WORK INSTRUCTIONS >> Return the material exactly, first line through the line containing "0.5, 0.1, 0];", and nothing more. Pictures stay out.

>>>>

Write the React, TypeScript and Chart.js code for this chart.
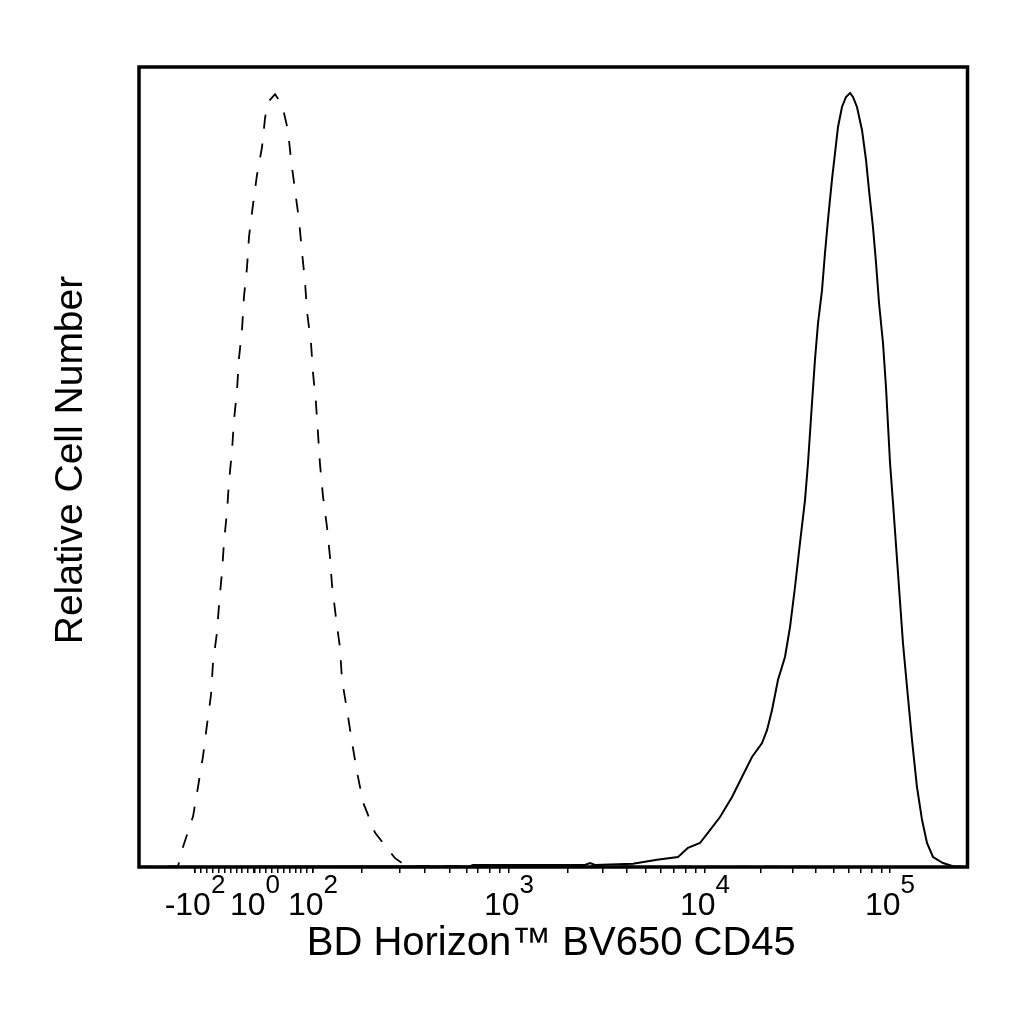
import React, { useEffect, useRef } from "react";
import { Chart, registerables } from "chart.js";

Chart.register(...registerables);

// x values are in display (channel) units of the biexponential axis, 0..1000
const isotypeX = [0, 47.1, 49.5, 53.1, 65.2, 71.2, 77.2, 82.1, 86.9, 89.3, 94.1, 96.6, 100.2, 102.6, 106.2, 108.6, 112.3, 114.7, 118.3, 120.7, 124.3, 126.7, 130.4, 132.8, 137.6, 142.4, 148.5, 152.1, 155.7, 164.2, 172.6, 179.8, 183.5, 188.3, 193.1, 196.7, 200.4, 202.8, 207.6, 210.0, 213.6, 216.0, 218.5, 222.1, 226.9, 230.5, 232.9, 237.8, 242.6, 245.0, 251.1, 257.1, 263.1, 270.4, 284.8, 309.0, 318.6, 333.1, 1000];
const isotypeY = [0, 0.1, 1.1, 2.5, 6.3, 10.0, 13.8, 17.8, 21.5, 25.5, 29.3, 32.8, 36.9, 40.6, 44.4, 48.1, 52.1, 55.9, 59.6, 63.6, 67.1, 71.3, 75.0, 78.8, 82.8, 86.5, 90.0, 93.6, 95.6, 96.6, 95.3, 92.1, 88.4, 84.6, 80.9, 76.9, 73.1, 69.4, 65.5, 61.8, 58.0, 54.3, 50.3, 46.3, 42.5, 38.8, 35.3, 31.1, 27.4, 23.4, 19.6, 15.6, 11.9, 8.1, 4.3, 1.1, 0.4, 0.1, 0];

const cd45X = [0, 399.5, 403.1, 538.3, 544.4, 550.4, 596.3, 625.2, 650.6, 662.6, 677.1, 689.2, 701.3, 715.8, 727.8, 739.9, 752.0, 758.0, 764.0, 771.3, 779.7, 785.8, 791.8, 797.8, 803.9, 807.5, 812.3, 815.9, 819.6, 824.4, 828.0, 831.6, 836.4, 840.1, 843.7, 848.5, 853.3, 858.2, 861.8, 866.6, 872.7, 877.5, 881.1, 885.9, 889.6, 893.2, 898.0, 901.6, 906.5, 910.1, 916.1, 922.1, 927.0, 933.0, 939.0, 945.1, 951.1, 958.4, 970.4, 982.5, 1000];
const cd45Y = [0, 0.1, 0.25, 0.25, 0.5, 0.25, 0.4, 0.9, 1.25, 2.4, 3.0, 4.6, 6.25, 8.75, 11.25, 13.75, 15.5, 17.1, 19.6, 23.4, 26.25, 30.0, 35.0, 40.5, 45.9, 50.5, 58.0, 63.4, 68.0, 72.1, 76.75, 80.9, 85.9, 89.25, 92.5, 95.0, 96.25, 96.75, 96.25, 95.0, 92.1, 88.4, 84.6, 80.0, 75.5, 70.5, 65.5, 60.0, 50.5, 45.5, 36.75, 28.0, 22.5, 15.9, 10.0, 5.9, 3.0, 1.25, 0.5, 0.1, 0];

// axis ticks (display units)
const majorTickValues = [67.6, 140.0, 210.0, 446.6, 683.2, 906.5];
const majorTickBase = ["-10", "10", "10", "10", "10", "10"];
const majorTickExp = ["2", "0", "2", "3", "4", "5"];
const linearMinorTicks = [67.6, 74.7, 81.8, 89.0, 96.1, 103.2, 110.3, 117.4, 124.6, 131.7, 138.8, 145.9, 153.0, 160.2, 167.3, 174.4, 181.5, 188.6, 195.8, 202.9, 210.0];
const logMinorTicks = [269.2, 315.0, 345.2, 375.4, 395.9, 409.2, 423.7, 435.7, 517.8, 560.0, 589.0, 611.9, 630.0, 645.7, 660.2, 672.3, 750.8, 789.4, 817.1, 838.9, 857.0, 871.5, 884.7, 896.2];

const xTitle = "BD Horizon\u2122 BV650 CD45";
const yTitle = "Relative Cell Number";

const FONT = "'Liberation Sans', Arial, Helvetica, sans-serif";

const framePlugin = {
  id: "frameAndLabels",
  afterDraw(chart: any) {
    const { ctx, chartArea } = chart;
    const xs = chart.scales.x;
    ctx.save();
    // frame
    ctx.strokeStyle = "#000";
    ctx.lineWidth = 3.5;
    ctx.strokeRect(chartArea.left, chartArea.top, chartArea.right - chartArea.left, chartArea.bottom - chartArea.top);

    // tick labels with superscripts
    ctx.fillStyle = "#000";
    ctx.textBaseline = "alphabetic";
    ctx.textAlign = "left";
    const baseFont = `32px ${FONT}`;
    const supFont = `26px ${FONT}`;
    const baseY = chartArea.bottom + 48;
    const supY = chartArea.bottom + 26;
    majorTickValues.forEach((v, i) => {
      const px = xs.getPixelForValue(v);
      ctx.font = baseFont;
      const wb = ctx.measureText(majorTickBase[i]).width;
      ctx.font = supFont;
      const we = ctx.measureText(majorTickExp[i]).width;
      const start = px - (wb + we) / 2;
      ctx.font = baseFont;
      ctx.fillText(majorTickBase[i], start, baseY);
      ctx.font = supFont;
      ctx.fillText(majorTickExp[i], start + wb, supY);
    });

    // x title
    ctx.font = `40px ${FONT}`;
    ctx.textAlign = "center";
    ctx.fillText(xTitle, (chartArea.left + chartArea.right) / 2 - 2, chartArea.bottom + 88);

    // y title
    ctx.font = `39px ${FONT}`;
    ctx.translate(82, (chartArea.top + chartArea.bottom) / 2 - 7);
    ctx.rotate(-Math.PI / 2);
    ctx.fillText(yTitle, 0, 0);
    ctx.restore();
  },
};

export default function App() {
  const canvasRef = useRef<HTMLCanvasElement | null>(null);

  useEffect(() => {
    if (!canvasRef.current) return;
    const allTicks = [...linearMinorTicks, ...majorTickValues, ...logMinorTicks].sort((a, b) => a - b);
    const chart = new Chart(canvasRef.current, {
      type: "line",
      data: {
        datasets: [
          {
            label: "Isotype control",
            data: isotypeX.map((x, i) => ({ x, y: isotypeY[i] })),
            borderColor: "#000",
            borderWidth: 1.8,
            borderDash: [14, 15],
            pointRadius: 0,
            tension: 0,
            fill: false,
          },
          {
            label: "CD45",
            data: cd45X.map((x, i) => ({ x, y: cd45Y[i] })),
            borderColor: "#000",
            borderWidth: 2,
            pointRadius: 0,
            tension: 0,
            fill: false,
          },
        ],
      },
      options: {
        animation: false,
        responsive: true,
        maintainAspectRatio: false,
        layout: { padding: { left: 139, top: 67, right: 56.5, bottom: 0 } },
        plugins: { legend: { display: false }, tooltip: { enabled: false } },
        scales: {
          x: {
            type: "linear",
            min: 0,
            max: 1000,
            afterBuildTicks: (scale: any) => {
              scale.ticks = allTicks.map((v) => ({ value: v }));
            },
            afterFit: (scale: any) => {
              scale.height = 157;
            },
            ticks: { display: false },
            border: { display: false },
            grid: {
              display: true,
              drawOnChartArea: false,
              drawTicks: true,
              tickLength: 6,
              color: "#000",
              lineWidth: 1.5,
            },
          },
          y: {
            type: "linear",
            min: 0,
            max: 100,
            display: false,
          },
        },
      },
      plugins: [framePlugin],
    });
    return () => chart.destroy();
  }, []);

  return (
    <div style={{ position: "absolute", left: 0, top: 0, width: "1024px", height: "1024px", background: "#fff" }}>
      <canvas ref={canvasRef} />
    </div>
  );
}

<<<<

TASK SOLUTION >>
Write the React, TypeScript and Chart.js code for this chart.
import React, { useEffect, useRef } from "react";
import { Chart, registerables } from "chart.js";

Chart.register(...registerables);

// x values are in display (channel) units of the biexponential axis, 0..1000
const isotypeX = [0, 47.1, 49.5, 53.1, 65.2, 71.2, 77.2, 82.1, 86.9, 89.3, 94.1, 96.6, 100.2, 102.6, 106.2, 108.6, 112.3, 114.7, 118.3, 120.7, 124.3, 126.7, 130.4, 132.8, 137.6, 142.4, 148.5, 152.1, 155.7, 164.2, 172.6, 179.8, 183.5, 188.3, 193.1, 196.7, 200.4, 202.8, 207.6, 210.0, 213.6, 216.0, 218.5, 222.1, 226.9, 230.5, 232.9, 237.8, 242.6, 245.0, 251.1, 257.1, 263.1, 270.4, 284.8, 309.0, 318.6, 333.1, 1000];
const isotypeY = [0, 0.1, 1.1, 2.5, 6.3, 10.0, 13.8, 17.8, 21.5, 25.5, 29.3, 32.8, 36.9, 40.6, 44.4, 48.1, 52.1, 55.9, 59.6, 63.6, 67.1, 71.3, 75.0, 78.8, 82.8, 86.5, 90.0, 93.6, 95.6, 96.6, 95.3, 92.1, 88.4, 84.6, 80.9, 76.9, 73.1, 69.4, 65.5, 61.8, 58.0, 54.3, 50.3, 46.3, 42.5, 38.8, 35.3, 31.1, 27.4, 23.4, 19.6, 15.6, 11.9, 8.1, 4.3, 1.1, 0.4, 0.1, 0];

const cd45X = [0, 399.5, 403.1, 538.3, 544.4, 550.4, 596.3, 625.2, 650.6, 662.6, 677.1, 689.2, 701.3, 715.8, 727.8, 739.9, 752.0, 758.0, 764.0, 771.3, 779.7, 785.8, 791.8, 797.8, 803.9, 807.5, 812.3, 815.9, 819.6, 824.4, 828.0, 831.6, 836.4, 840.1, 843.7, 848.5, 853.3, 858.2, 861.8, 866.6, 872.7, 877.5, 881.1, 885.9, 889.6, 893.2, 898.0, 901.6, 906.5, 910.1, 916.1, 922.1, 927.0, 933.0, 939.0, 945.1, 951.1, 958.4, 970.4, 982.5, 1000];
const cd45Y = [0, 0.1, 0.25, 0.25, 0.5, 0.25, 0.4, 0.9, 1.25, 2.4, 3.0, 4.6, 6.25, 8.75, 11.25, 13.75, 15.5, 17.1, 19.6, 23.4, 26.25, 30.0, 35.0, 40.5, 45.9, 50.5, 58.0, 63.4, 68.0, 72.1, 76.75, 80.9, 85.9, 89.25, 92.5, 95.0, 96.25, 96.75, 96.25, 95.0, 92.1, 88.4, 84.6, 80.0, 75.5, 70.5, 65.5, 60.0, 50.5, 45.5, 36.75, 28.0, 22.5, 15.9, 10.0, 5.9, 3.0, 1.25, 0.5, 0.1, 0];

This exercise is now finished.